Bird electric scooters are everywhere. You can’t make your way through the city of Los Angeles without seeing someone fly down the road on a rental scooter. These scooters were initially welcomed by the city and its residents as a way to reduce traffic and benefit the environment. However, scooters are frequently operated by inexperienced riders on congested roads. They’ve created quite a hazard and caused a significant number of traffic accidents.

It appears that Bird electric scooters have overstayed their welcome in Los Angeles. As the city struggles to create regulations to reign in scooter use, residents have taken matters into their own hands. Hundreds, if not thousands, of electric scooters in Los Angeles have been vandalized and destroyed over the past few months. Scooters have been set on fire, smashed, thrown into the ocean, and dismantled and spread throughout the city.

Despite the rise in vandalism, Los Angeles hasn’t done much to prosecute individuals for destroying or damaging the scooters. Local police have explicitly stated that their primary concern is for the safety of the people in Los Angles. Protecting property is a secondary concern. The only way to stop the vandalism is to address the scooter problem head-on with strict laws and regulations.

Why Are Electric Scooters Being Vandalized?

There are thousands of electric scooters on the streets of Los Angeles. However, there are no specific docking locations. Users simply download an app, unlock a scooter, and rent ride time by the minute. Once they’re done using the scooter they simply drop the vehicle and walk away. While companies like Bird and Lime encourage its users to leave the scooters in certain locations (e.g., near bike racks or park benches). It appears that these suggestions have fallen on deaf ears.

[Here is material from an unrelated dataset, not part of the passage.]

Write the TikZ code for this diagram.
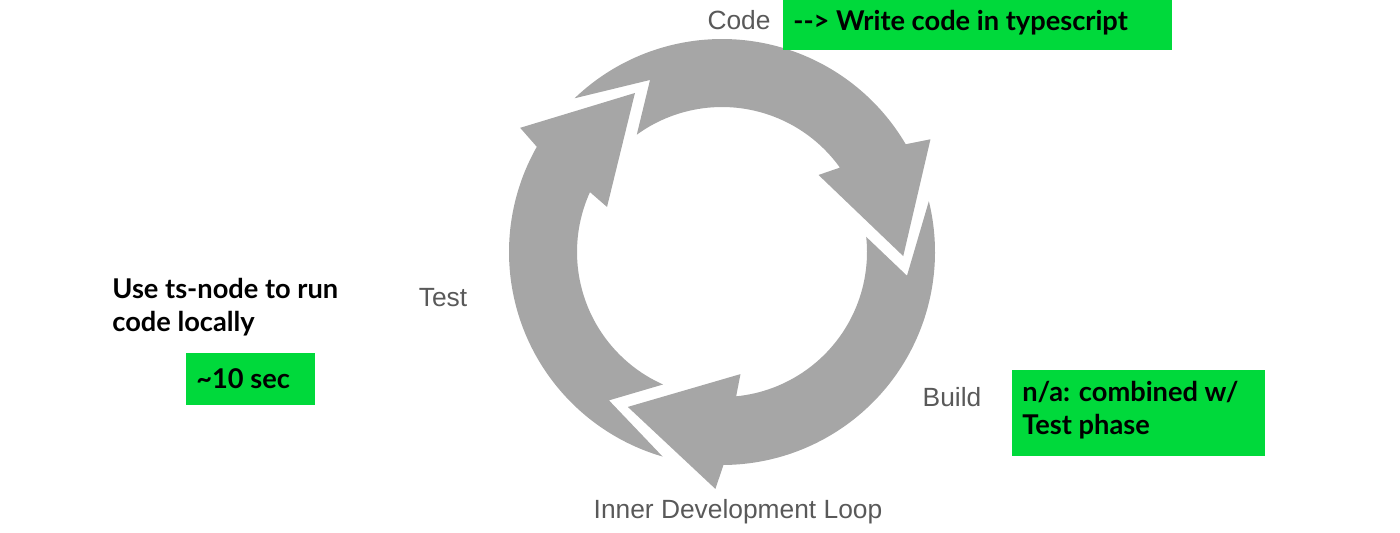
\documentclass[tikz,border=0pt]{standalone}
\usepackage{fontspec}
\setmainfont{Liberation Sans}
\newfontfamily\boldf{Lato}
\definecolor{ring}{HTML}{A6A6A6}
\definecolor{lab}{HTML}{595959}
\definecolor{grn}{HTML}{00D93B}
\tikzset{
  lbl/.style={text=lab,font=\fontsize{15}{18}\selectfont,inner sep=0pt},
  gbox/.style={fill=grn,inner sep=0pt,anchor=north west},
  btxt/.style={font=\boldf\bfseries\fontsize{15.5}{19}\selectfont,inner sep=0pt,anchor=west}
}
\begin{document}
\begin{tikzpicture}[x=0.02cm,y=-0.02cm]
\useasboundingbox (0,0) rectangle (1400,532);
\begin{scope}[shift={(722,252)},yscale=-1]
\foreach \a in {0,-120,-240}{
  \fill[ring] (253.8+\a:213) arc[start angle=253.8+\a,end angle=150.4+\a,radius=213]
    -- (148.4+\a:237) -- (118.7+\a:181.3) -- (158.6+\a:123.5) -- (155.6+\a:145)
    arc[start angle=155.6+\a,end angle=246+\a,radius=145]
    -- (232.7+\a:186.5) -- cycle;
}
\end{scope}
\node[lbl] (code) at (739,20) {Code};
\node[lbl] (test) at (443,298) {Test};
\node[lbl] (build) at (952,397) {Build};
\node[lbl] (loop) at (738,512) {Inner Development Loop};
\path[gbox] (783,0) rectangle (1172,50);
\node[btxt] (w) at (793,23) {-{}-> Write code in typescript};
\node[btxt,anchor=north west,align=left,font=\boldf\bfseries\fontsize{15.5}{18.5}\selectfont] (ts) at (112,278) {Use ts-node to run\\code locally};
\path[gbox] (186,353) rectangle (315,405);
\node[btxt] (sec) at (196,379) {\textasciitilde10 sec};
\path[gbox] (1012,370) rectangle (1265,456);
\node[btxt,anchor=north west,align=left,font=\boldf\bfseries\fontsize{15.5}{18.5}\selectfont] (na) at (1022,381) {n/a: combined w/\\Test phase};
\end{tikzpicture}
\end{document}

Rather than stowing the scooters in a safe place, many users just leave them in the middle of sidewalks, boardwalks, bike lanes, and roads. This creates a significant safety hazard. Los Angeles roads and sidewalks are congested enough without the added obstacles of abandoned scooters. Drivers, bicyclists, and pedestrians have to use extra care and caution to avoid unexpected obstacles in their paths. Unfortunately, it’s easy to miss a scooter that’s obscured by the buzz and frenzy of Los Angeles traffic.

Distracted Pedestrians and Abandoned Scooters

The fact that scooters have been abandoned on sidewalks has been particularly problematic. Pedestrians are increasingly distracted by their cell phones. It’s difficult to see what’s in front of you when your eyes are glued to a screen. Many pedestrians walking the streets of Los Angeles are very familiar with the paths they travel. They know where hazards exist and how to avoid them. When unexpected hazards arise – such as an abandoned scooter – it’s easy to trip, fall, and become injured.

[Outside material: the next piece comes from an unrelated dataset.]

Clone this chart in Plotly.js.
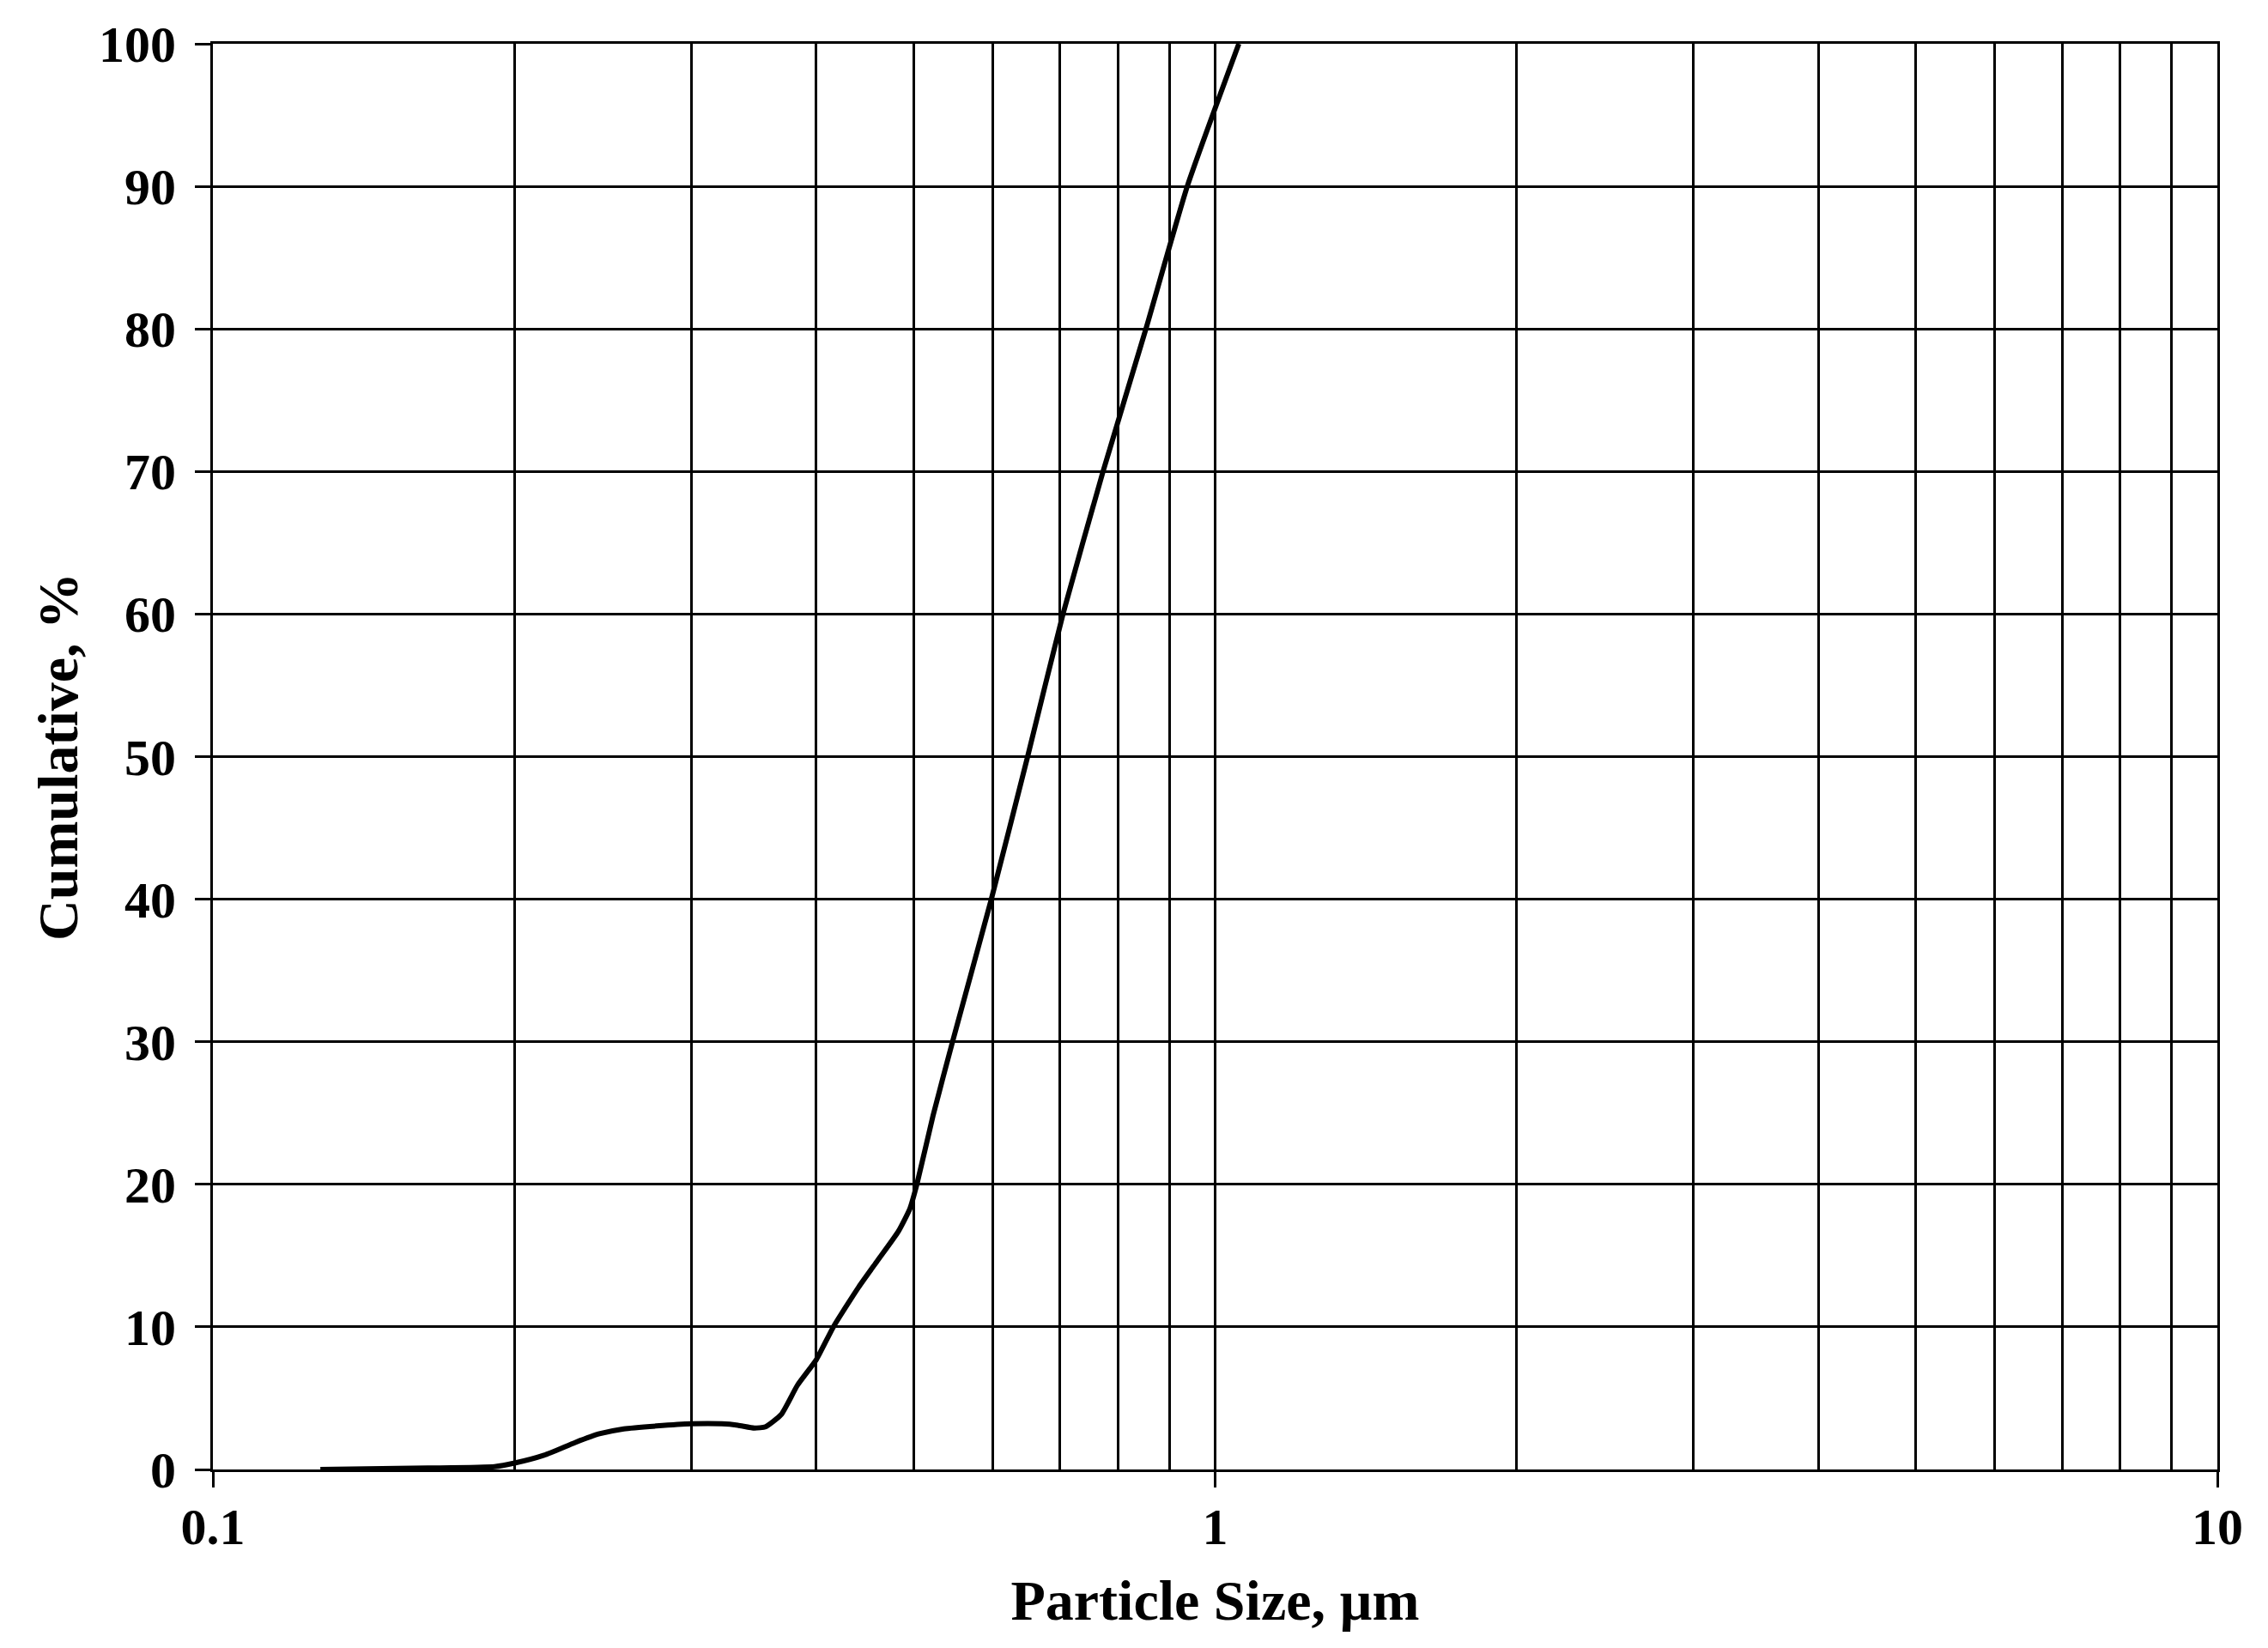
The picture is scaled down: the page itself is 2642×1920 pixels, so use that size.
<!DOCTYPE html>
<html>
<head>
<meta charset="utf-8">
<script src="https://cdn.plot.ly/plotly-3.0.1.min.js"></script>
<style>
  html, body { margin: 0; padding: 0; background: #fff; }
  #chart { width: 2642px; height: 1920px; }
</style>
</head>
<body>
<div id="chart"></div>
<script>
// Particle size (µm) and cumulative (%)
const particleSize = [0.128, 0.164, 0.191, 0.200, 0.214, 0.230, 0.243, 0.257, 0.277, 0.300, 0.322, 0.334, 0.347, 0.356, 0.369, 0.383, 0.400, 0.416, 0.441, 0.461, 0.483, 0.496, 0.504, 0.523, 0.547, 0.598, 0.650, 0.705, 0.773, 0.853, 0.938, 1.056];
const cumulative   = [0.0,   0.1,   0.2,   0.45,  1.0,   1.9,   2.5,   2.85,  3.05,  3.2,   3.2,   3.1,   2.9,   3.0,   3.85,  5.9,   7.7,   10.0,  12.8,  14.7,  16.7,  18.3,  20.0,  24.8,  30.0,  40.0,  50.0,  60.0,  70.0,  80.0,  90.0,  100.0];

const xMajorTicks = [0.1, 1, 10];
const xMajorLabels = ['0.1', '1', '10'];
const xMinorTicks = [0.2, 0.3, 0.4, 0.5, 0.6, 0.7, 0.8, 0.9, 2, 3, 4, 5, 6, 7, 8, 9];
const yTicks = [0, 10, 20, 30, 40, 50, 60, 70, 80, 90, 100];

const xTitle = 'Particle Size, µm';
const yTitle = 'Cumulative, %';

const fontFamily = '"Liberation Serif", "Times New Roman", serif';

const trace = {
  x: particleSize,
  y: cumulative,
  type: 'scatter',
  mode: 'lines',
  line: { color: '#000', width: 6, shape: 'spline', smoothing: 0.5 },
  hoverinfo: 'skip'
};

const layout = {
  width: 2642,
  height: 1920,
  margin: { l: 248, r: 59, t: 51, b: 208 },
  paper_bgcolor: '#fff',
  plot_bgcolor: '#fff',
  showlegend: false,
  font: { family: fontFamily, color: '#000' },
  xaxis: {
    type: 'log',
    range: [-1, 1],
    tickmode: 'array',
    tickvals: xMajorTicks,
    ticktext: xMajorLabels,
    ticks: 'outside',
    ticklen: 18,
    tickwidth: 3,
    tickcolor: '#000',
    ticklabelstandoff: -6,
    tickfont: { family: fontFamily, size: 60, color: '#000', weight: 'bold' },
    showgrid: true,
    gridcolor: '#000',
    gridwidth: 3,
    minor: {
      tickmode: 'array',
      tickvals: xMinorTicks,
      ticks: '',
      showgrid: true,
      gridcolor: '#000',
      gridwidth: 3
    },
    showline: true,
    linecolor: '#000',
    linewidth: 3,
    mirror: true,
    zeroline: false,
    automargin: false,
    title: {
      text: xTitle,
      font: { family: fontFamily, size: 66, color: '#000', weight: 'bold' },
      standoff: 30
    }
  },
  yaxis: {
    range: [0, 100],
    tickmode: 'array',
    tickvals: yTicks,
    ticks: 'outside',
    ticklen: 18,
    tickwidth: 3,
    tickcolor: '#000',
    ticklabelstandoff: 10,
    tickfont: { family: fontFamily, size: 60, color: '#000', weight: 'bold' },
    showgrid: true,
    gridcolor: '#000',
    gridwidth: 3,
    showline: true,
    linecolor: '#000',
    linewidth: 3,
    mirror: true,
    zeroline: false,
    automargin: false,
    title: {
      text: yTitle,
      font: { family: fontFamily, size: 66, color: '#000', weight: 'bold' },
      standoff: 3
    }
  }
};

Plotly.newPlot('chart', [trace], layout, { staticPlot: true, displayModeBar: false });
</script>
</body>
</html>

Los Angeles Needs Electric Scooter Regulations

Residents in Los Angeles have taken matters into their own hands because the city has taken its time to address the growing threat posed by electric scooters. It appears that the spike in vandalism involving Bird scooters forced lawmakers into action. Earlier this fall, Los Angeles introduced new regulations that will directly impact rental scooters in the city.

  • Electric scooter companies may now only have 3,000 registered scooters within the city’s limits.
  • Scooters may not be parked in a way that blocks pedestrian traffic.
  • Companies must find and relocate scooters that are docked improperly.
  • Scooters may not be operated on roads with speed limits exceeding 25 MPH.

The city hopes that these new regulations will help to mitigate the problems scooters have caused in Los Angeles in recent years. Vandalism is expected to decline if these new regulations are successful. Residents should have less of a reason to destroy the scooters when there are fewer on the road and their operation is subject to local law.